(Records)
****************

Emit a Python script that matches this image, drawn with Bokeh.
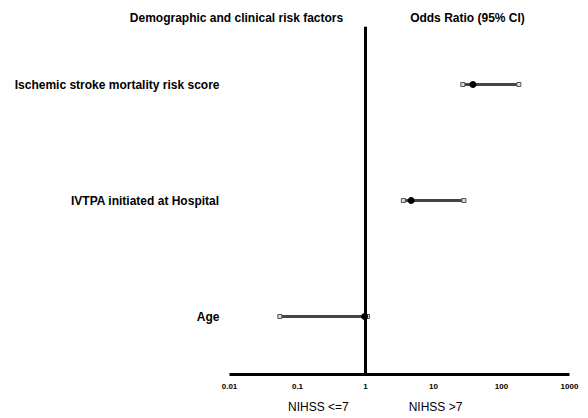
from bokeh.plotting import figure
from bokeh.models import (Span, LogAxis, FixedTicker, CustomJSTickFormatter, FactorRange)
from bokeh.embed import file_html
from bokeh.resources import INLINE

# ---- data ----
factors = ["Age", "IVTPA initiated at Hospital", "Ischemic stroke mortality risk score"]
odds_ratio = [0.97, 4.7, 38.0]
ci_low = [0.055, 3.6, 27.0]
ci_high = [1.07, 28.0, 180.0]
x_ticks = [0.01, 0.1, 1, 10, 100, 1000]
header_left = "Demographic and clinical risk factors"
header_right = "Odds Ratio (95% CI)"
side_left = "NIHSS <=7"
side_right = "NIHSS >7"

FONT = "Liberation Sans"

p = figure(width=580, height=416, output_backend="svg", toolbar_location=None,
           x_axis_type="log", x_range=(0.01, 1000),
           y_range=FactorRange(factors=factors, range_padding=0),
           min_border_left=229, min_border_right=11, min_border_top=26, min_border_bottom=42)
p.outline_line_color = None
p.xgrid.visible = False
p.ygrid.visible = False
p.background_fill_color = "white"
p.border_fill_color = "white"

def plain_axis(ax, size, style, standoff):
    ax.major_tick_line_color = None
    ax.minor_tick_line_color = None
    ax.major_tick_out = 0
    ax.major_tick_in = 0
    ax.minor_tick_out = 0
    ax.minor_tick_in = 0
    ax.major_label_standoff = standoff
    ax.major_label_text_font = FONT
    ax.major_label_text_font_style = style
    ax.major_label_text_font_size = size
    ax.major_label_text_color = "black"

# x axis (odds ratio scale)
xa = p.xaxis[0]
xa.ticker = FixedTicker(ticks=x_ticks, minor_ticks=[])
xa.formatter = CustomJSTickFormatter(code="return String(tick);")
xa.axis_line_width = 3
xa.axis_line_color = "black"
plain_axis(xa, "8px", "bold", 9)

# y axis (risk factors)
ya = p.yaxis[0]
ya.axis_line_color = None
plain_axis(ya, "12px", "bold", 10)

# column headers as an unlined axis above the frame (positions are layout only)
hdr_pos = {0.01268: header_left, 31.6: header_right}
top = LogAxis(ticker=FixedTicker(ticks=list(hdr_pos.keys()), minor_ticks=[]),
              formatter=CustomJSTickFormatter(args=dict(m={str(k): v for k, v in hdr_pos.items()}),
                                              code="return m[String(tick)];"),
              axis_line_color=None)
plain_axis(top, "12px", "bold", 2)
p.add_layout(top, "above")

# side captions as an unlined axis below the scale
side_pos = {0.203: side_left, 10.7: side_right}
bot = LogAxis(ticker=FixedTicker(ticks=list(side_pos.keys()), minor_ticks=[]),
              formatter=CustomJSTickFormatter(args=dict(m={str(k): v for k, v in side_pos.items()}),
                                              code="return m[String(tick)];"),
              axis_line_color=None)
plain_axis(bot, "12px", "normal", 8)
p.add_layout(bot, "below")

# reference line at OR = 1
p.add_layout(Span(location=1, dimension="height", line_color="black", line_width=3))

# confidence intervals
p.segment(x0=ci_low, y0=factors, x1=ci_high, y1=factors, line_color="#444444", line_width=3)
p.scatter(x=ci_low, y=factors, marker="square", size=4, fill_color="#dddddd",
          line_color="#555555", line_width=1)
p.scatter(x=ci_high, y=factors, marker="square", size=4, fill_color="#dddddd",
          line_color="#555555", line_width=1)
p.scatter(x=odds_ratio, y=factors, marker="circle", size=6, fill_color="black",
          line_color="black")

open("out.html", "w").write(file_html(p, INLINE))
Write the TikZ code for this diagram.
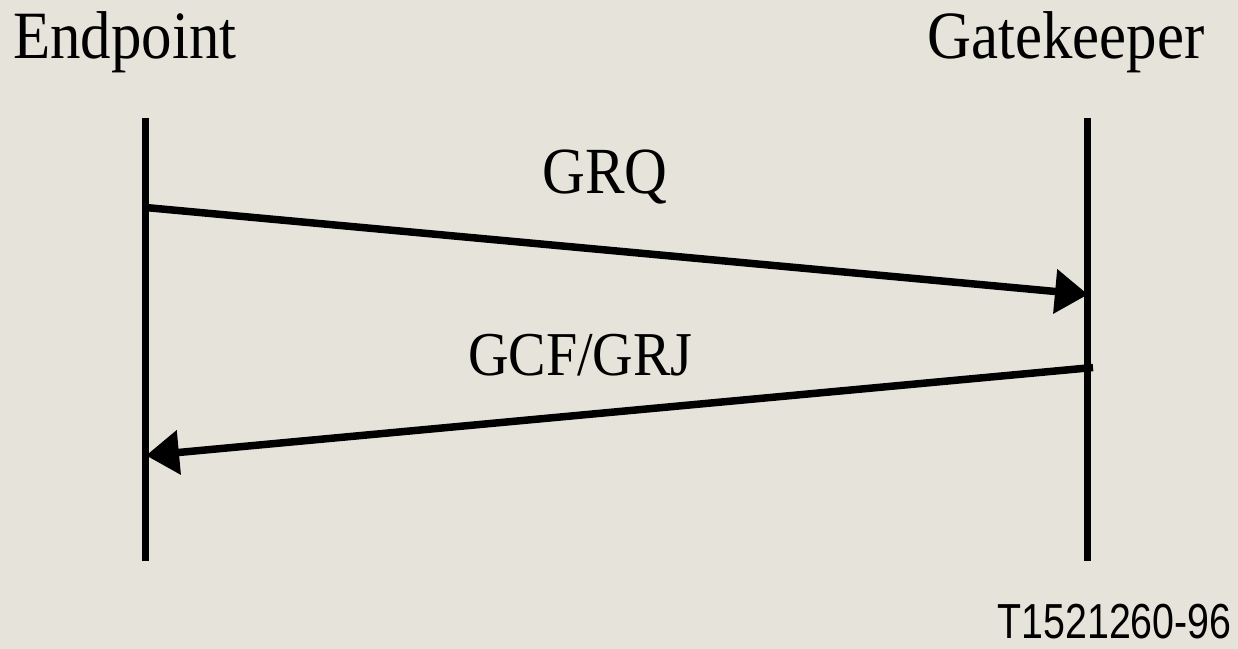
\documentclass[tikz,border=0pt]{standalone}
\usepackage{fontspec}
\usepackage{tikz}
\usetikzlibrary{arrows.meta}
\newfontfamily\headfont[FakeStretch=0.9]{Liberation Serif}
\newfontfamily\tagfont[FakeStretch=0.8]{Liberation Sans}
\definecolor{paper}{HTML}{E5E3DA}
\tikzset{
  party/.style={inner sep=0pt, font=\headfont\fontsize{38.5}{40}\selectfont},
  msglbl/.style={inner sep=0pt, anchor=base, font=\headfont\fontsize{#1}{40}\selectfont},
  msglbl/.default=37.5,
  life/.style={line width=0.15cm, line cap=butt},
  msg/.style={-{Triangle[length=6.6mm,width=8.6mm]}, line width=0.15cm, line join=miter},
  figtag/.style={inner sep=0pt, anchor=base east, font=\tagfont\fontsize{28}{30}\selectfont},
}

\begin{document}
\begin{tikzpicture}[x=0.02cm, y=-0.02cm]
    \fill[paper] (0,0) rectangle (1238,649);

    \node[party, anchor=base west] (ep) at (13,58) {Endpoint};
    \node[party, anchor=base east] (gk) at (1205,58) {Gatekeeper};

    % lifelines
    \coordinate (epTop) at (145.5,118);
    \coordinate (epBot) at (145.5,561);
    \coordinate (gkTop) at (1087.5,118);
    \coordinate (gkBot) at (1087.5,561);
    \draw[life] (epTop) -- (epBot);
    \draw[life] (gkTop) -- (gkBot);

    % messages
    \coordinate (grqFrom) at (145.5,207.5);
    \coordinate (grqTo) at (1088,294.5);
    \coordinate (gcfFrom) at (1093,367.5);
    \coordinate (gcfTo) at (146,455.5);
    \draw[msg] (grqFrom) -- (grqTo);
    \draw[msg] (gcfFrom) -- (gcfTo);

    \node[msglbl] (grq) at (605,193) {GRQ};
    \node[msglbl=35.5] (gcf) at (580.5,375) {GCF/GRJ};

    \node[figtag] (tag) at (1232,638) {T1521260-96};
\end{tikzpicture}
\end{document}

****************

* [Problem]: Copy every entry exactly as written. Pictures are excluded.

* [Solution for this exercise]:
Emit a Python script that matches this image, drawn with Bokeh.
from bokeh.plotting import figure
from bokeh.models import (Span, LogAxis, FixedTicker, CustomJSTickFormatter, FactorRange)
from bokeh.embed import file_html
from bokeh.resources import INLINE

# ---- data ----
factors = ["Age", "IVTPA initiated at Hospital", "Ischemic stroke mortality risk score"]
odds_ratio = [0.97, 4.7, 38.0]
ci_low = [0.055, 3.6, 27.0]
ci_high = [1.07, 28.0, 180.0]
x_ticks = [0.01, 0.1, 1, 10, 100, 1000]
header_left = "Demographic and clinical risk factors"
header_right = "Odds Ratio (95% CI)"
side_left = "NIHSS <=7"
side_right = "NIHSS >7"

FONT = "Liberation Sans"

p = figure(width=580, height=416, output_backend="svg", toolbar_location=None,
           x_axis_type="log", x_range=(0.01, 1000),
           y_range=FactorRange(factors=factors, range_padding=0),
           min_border_left=229, min_border_right=11, min_border_top=26, min_border_bottom=42)
p.outline_line_color = None
p.xgrid.visible = False
p.ygrid.visible = False
p.background_fill_color = "white"
p.border_fill_color = "white"

def plain_axis(ax, size, style, standoff):
    ax.major_tick_line_color = None
    ax.minor_tick_line_color = None
    ax.major_tick_out = 0
    ax.major_tick_in = 0
    ax.minor_tick_out = 0
    ax.minor_tick_in = 0
    ax.major_label_standoff = standoff
    ax.major_label_text_font = FONT
    ax.major_label_text_font_style = style
    ax.major_label_text_font_size = size
    ax.major_label_text_color = "black"

# x axis (odds ratio scale)
xa = p.xaxis[0]
xa.ticker = FixedTicker(ticks=x_ticks, minor_ticks=[])
xa.formatter = CustomJSTickFormatter(code="return String(tick);")
xa.axis_line_width = 3
xa.axis_line_color = "black"
plain_axis(xa, "8px", "bold", 9)

# y axis (risk factors)
ya = p.yaxis[0]
ya.axis_line_color = None
plain_axis(ya, "12px", "bold", 10)

# column headers as an unlined axis above the frame (positions are layout only)
hdr_pos = {0.01268: header_left, 31.6: header_right}
top = LogAxis(ticker=FixedTicker(ticks=list(hdr_pos.keys()), minor_ticks=[]),
              formatter=CustomJSTickFormatter(args=dict(m={str(k): v for k, v in hdr_pos.items()}),
                                              code="return m[String(tick)];"),
              axis_line_color=None)
plain_axis(top, "12px", "bold", 2)
p.add_layout(top, "above")

# side captions as an unlined axis below the scale
side_pos = {0.203: side_left, 10.7: side_right}
bot = LogAxis(ticker=FixedTicker(ticks=list(side_pos.keys()), minor_ticks=[]),
              formatter=CustomJSTickFormatter(args=dict(m={str(k): v for k, v in side_pos.items()}),
                                              code="return m[String(tick)];"),
              axis_line_color=None)
plain_axis(bot, "12px", "normal", 8)
p.add_layout(bot, "below")

# reference line at OR = 1
p.add_layout(Span(location=1, dimension="height", line_color="black", line_width=3))

# confidence intervals
p.segment(x0=ci_low, y0=factors, x1=ci_high, y1=factors, line_color="#444444", line_width=3)
p.scatter(x=ci_low, y=factors, marker="square", size=4, fill_color="#dddddd",
          line_color="#555555", line_width=1)
p.scatter(x=ci_high, y=factors, marker="square", size=4, fill_color="#dddddd",
          line_color="#555555", line_width=1)
p.scatter(x=odds_ratio, y=factors, marker="circle", size=6, fill_color="black",
          line_color="black")

open("out.html", "w").write(file_html(p, INLINE))
Write the TikZ code for this diagram.
\documentclass[tikz,border=0pt]{standalone}
\usepackage{fontspec}
\usepackage{tikz}
\usetikzlibrary{arrows.meta}
\newfontfamily\headfont[FakeStretch=0.9]{Liberation Serif}
\newfontfamily\tagfont[FakeStretch=0.8]{Liberation Sans}
\definecolor{paper}{HTML}{E5E3DA}
\tikzset{
  party/.style={inner sep=0pt, font=\headfont\fontsize{38.5}{40}\selectfont},
  msglbl/.style={inner sep=0pt, anchor=base, font=\headfont\fontsize{#1}{40}\selectfont},
  msglbl/.default=37.5,
  life/.style={line width=0.15cm, line cap=butt},
  msg/.style={-{Triangle[length=6.6mm,width=8.6mm]}, line width=0.15cm, line join=miter},
  figtag/.style={inner sep=0pt, anchor=base east, font=\tagfont\fontsize{28}{30}\selectfont},
}

\begin{document}
\begin{tikzpicture}[x=0.02cm, y=-0.02cm]
    \fill[paper] (0,0) rectangle (1238,649);

    \node[party, anchor=base west] (ep) at (13,58) {Endpoint};
    \node[party, anchor=base east] (gk) at (1205,58) {Gatekeeper};

    % lifelines
    \coordinate (epTop) at (145.5,118);
    \coordinate (epBot) at (145.5,561);
    \coordinate (gkTop) at (1087.5,118);
    \coordinate (gkBot) at (1087.5,561);
    \draw[life] (epTop) -- (epBot);
    \draw[life] (gkTop) -- (gkBot);

    % messages
    \coordinate (grqFrom) at (145.5,207.5);
    \coordinate (grqTo) at (1088,294.5);
    \coordinate (gcfFrom) at (1093,367.5);
    \coordinate (gcfTo) at (146,455.5);
    \draw[msg] (grqFrom) -- (grqTo);
    \draw[msg] (gcfFrom) -- (gcfTo);

    \node[msglbl] (grq) at (605,193) {GRQ};
    \node[msglbl=35.5] (gcf) at (580.5,375) {GCF/GRJ};

    \node[figtag] (tag) at (1232,638) {T1521260-96};
\end{tikzpicture}
\end{document}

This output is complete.